D8 Digital I/O shared with "FLASH_CS" how / can I use this pin with an Arduino shield as looking at the Logo-Pi schematic this appears to interfere with U10 the flash chip??
D9 Digital I/O shared with "FLASH_SDI" how / can I use this pin with an Arduino shield as looking at the Logo-Pi schematic this appears to interfere with U10 the flash chip??
D10 Digital I/O use as is
D11 Digital I/O use as is
D12 Digital I/O use as is
D13 Digital I/O use as is
SCL/SDA how to I use this on the FPGA vs how to route it to the Raspberry Pi?
Is it possible to map the SPI / I2C from the Raspberry Pi to different pins so I can route them to A0-A5, D0, D1, D12 & D13 to create an I2C interface ( 2 pins) and a SPI interface (3 pins) with 5 CS for 5 devices, or is it easier to simply create a I2C and SPI interfaces on the FPGA and route to those pins??
The standard UCF file doesn't seem to have a full Arduino section, has anyone written one for Arduino Shields as such?
Cheers
Douglas
Comments
Yes, it can be a bit tricky if you are trying to use all the arduino pins. We had to share some of the fpga pins in order to get all of the functionality onboard. We tried to only share pins that would cause have minimal impact. Hope you are able to work around this as needed.
"It
appears that A0-A5 just go to a pin header so I need to use jumper wires
to take these to an appropriate PMOD header so I can use these as
Digital I/O?"
Correct. The idea is that is if the arduino shield uses an analog input it will need to be jumpered to an ADC or to a device with analog functionality.
O shared with LED1, this is OK as I want to use as an output, should I
unsolder LED1 or will it work a bit like a pull-down output port?
with LED0, this is OK as I want to use as an output, should I unsolder
LED0 or will it work a bit like a pull-down output port?"
You should have no problems using as is. The drive for this line will only need to power ~ 1mA to maintain, high/low with the LEDs running (current depends on forward voltage of LED).
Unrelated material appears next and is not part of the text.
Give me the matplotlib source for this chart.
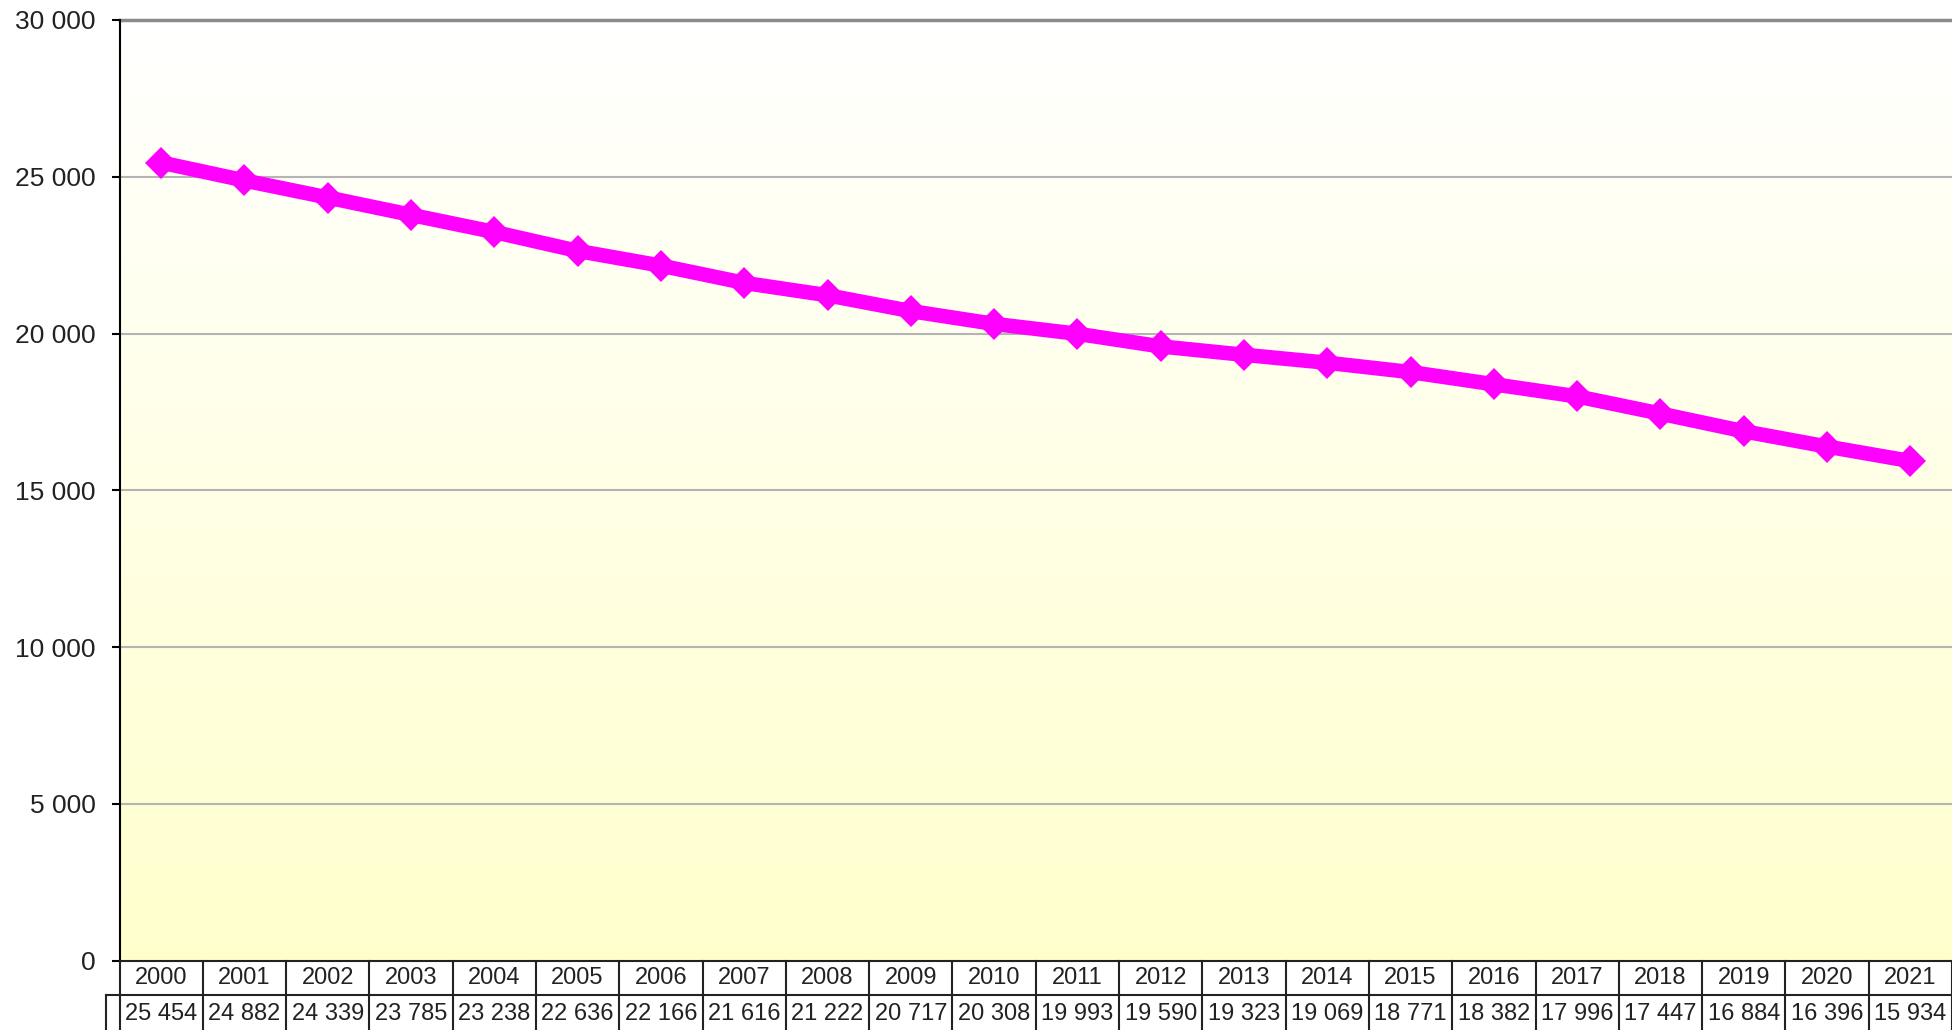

Are you planning on using flash simultaneously? If not then it will not be a problem as the flash CS line is Hiz and will not conflict with alternate usage. If using SPI simultaneously you will need to time the functionality and tristate the fpga pin of the line sharing devices to avoid conflict.
Same as above.
You can use the FPGA as a master or slave I2C device. For mast mode you will need may need to disable the I2C on RPi. The i2C pins from the RPi connect to the FPGA and to the Arduino shield. You can disconnected these from the arduino shield using solder jumpers JP6/JP7 which are connected by default. To disconnect you will need to cut the small jumper trace - then solder to reconnect if wanting to use again.
Is it
possible to map the SPI / I2C from the Raspberry Pi to different pins so
I can route them to A0-A5, D0, D1, D12 & D13 to create an I2C
interface ( 2 pins) and a SPI interface (3 pins) with 5 CS for 5
devices, or is it easier to simply create a I2C and SPI interfaces on
the FPGA and route to those pins??
You can route the RPI SPI pins to any of the FPGA pins as needed. You just need to route them internal to the FPGA. So if you are not using all of the PMOD pins you could route the SPI pins to a pmod and then jumper them to the AN pins. For D0,1,12,13 you can directly re-route the SPI within the FPGA. I2C will not work this way as all of the lines need to be externally physically connected in order for the open drain to pull all lines low. It may be easier to just instanciate SPI/I2C within the FPGA and have communication logic within the FPGA.